Once a victim engages, the impersonators escalate their demands. They may claim that taxes, customs duties, or “release fees” must be paid before funds can be sent, or that the victim’s bank account must be linked so the government can “deposit” the money. In some cases they pressure people to move existing savings, retirement funds, or home equity into new accounts supposedly protected by federal authorities. Each step is framed as a requirement of an official process, even though the FTC does not operate that way and does not charge consumers to receive refunds.
Federal warnings and a $10 million prosecution
The FTC first flagged the impersonation wave in a March 2024 press release warning consumers about scammers pretending to be agency staff, noting that imposters were using the agency’s name to legitimize demands for money and personal data. A May 2025 consumer alert added specifics: no legitimate FTC “agents” with badge numbers are calling consumers, and anyone who claims otherwise is running a con. The latest alert, published in June 2026, zeroed in on the photo-ID trick, stressing that a real staff member will not text identification as proof of employment and urging people instead to hang up and contact the agency directly using verified contact information.
Enforcement officials say the damage from these schemes can be substantial. In one recent case highlighted by regulators, a recovery-fraud operation collected more than $10 million from consumers who had already lost money in earlier investment scams. The defendants allegedly purchased lists of prior victims, then bombarded them with calls and emails claiming to be from federal agencies and promising to claw back their funds. Instead, the money went straight into the scammers’ own accounts, leaving victims even deeper in financial and emotional distress.
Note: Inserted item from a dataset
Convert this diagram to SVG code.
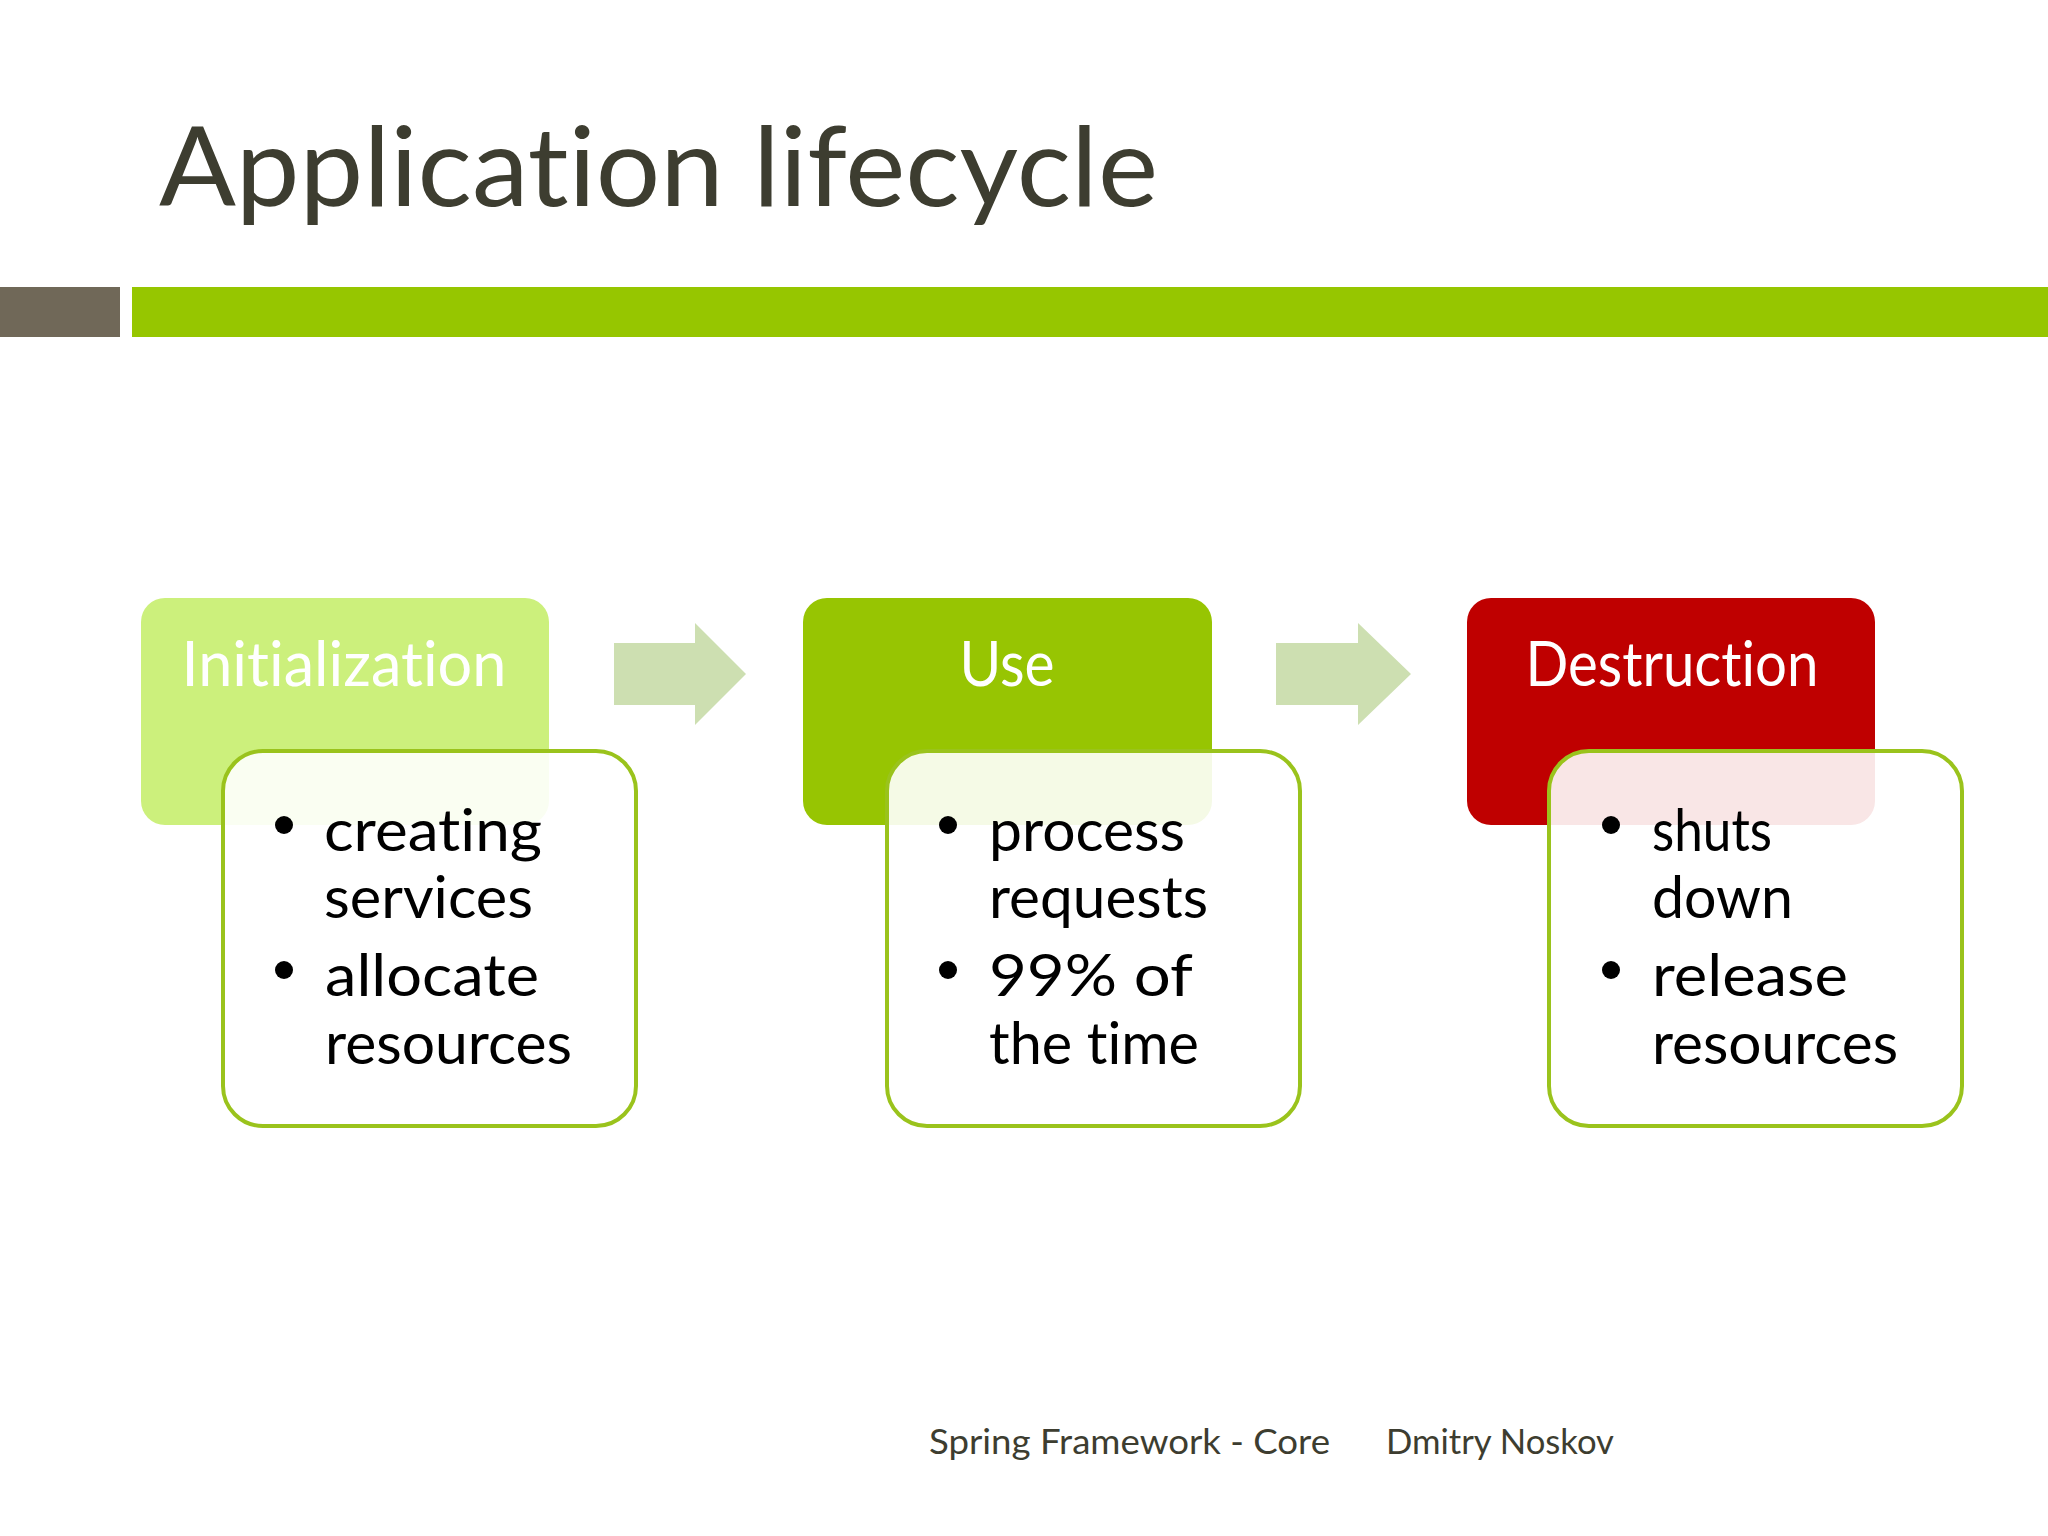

The FTC is not the only agency being impersonated. The Commodity Futures Trading Commission has warned that it will never approach individuals with offers to recover money lost to investment scams and does not represent individual victims in recovery efforts. The CFTC cautions that government agencies will not ask for money or gift cards to release funds, will not pressure people to act immediately, and will not guarantee that lost investments can be restored. Those red flags mirror the FTC’s own guidance, underscoring that any unsolicited promise of government-backed recovery should be treated with extreme skepticism.
How to spot and stop a government impersonation scam
Consumer advocates say the most effective defense is to understand how legitimate agencies actually operate. The FTC emphasizes that it does not initiate contact to demand payment, will not ask for bank passwords, and will not require cryptocurrency, wire transfers, or gift cards as a condition of helping. Instead, the agency directs people to independent advice on avoiding government impersonation, which highlights common tactics such as spoofed caller ID, fake badge numbers, and threats of arrest or legal action.
Anyone who receives an unexpected call, text, or email claiming to be from the FTC should pause before responding. Rather than replying to the message, consumers are urged to look up the agency’s official contact information on their own and initiate a fresh call or online inquiry. If a supposed official insists that you must stay on the line, pay immediately, or keep the conversation secret, that is a strong indicator of a scam. People who have already lost money to fraud are also encouraged to report new contact attempts, since those reports can help regulators trace patterns and shut down repeat offenders.
Experts say that while the promise of getting stolen money back is understandably tempting, it is safer to assume that any unsolicited recovery offer is illegitimate. Verifying claims independently, refusing to pay upfront fees, and recognizing that real agencies will not guarantee refunds can prevent a bad situation from becoming worse. As the FTC’s 2024 warning about scammers pretending to be agency staff made clear, the name on the caller ID or the seal on a texted badge image is easy to fake; the only reliable protection is a healthy dose of skepticism and a direct check with the agency itself.
For people who suspect they have been targeted, regulators recommend documenting the interaction, saving screenshots or voicemails, and filing a report with the FTC and relevant law-enforcement partners. Even if the money cannot be recovered, those reports help build cases against serial offenders and inform future consumer alerts. In a landscape where fraudsters continually refine their scripts, staying informed about current impersonation tactics is one of the few defenses that truly improves over time.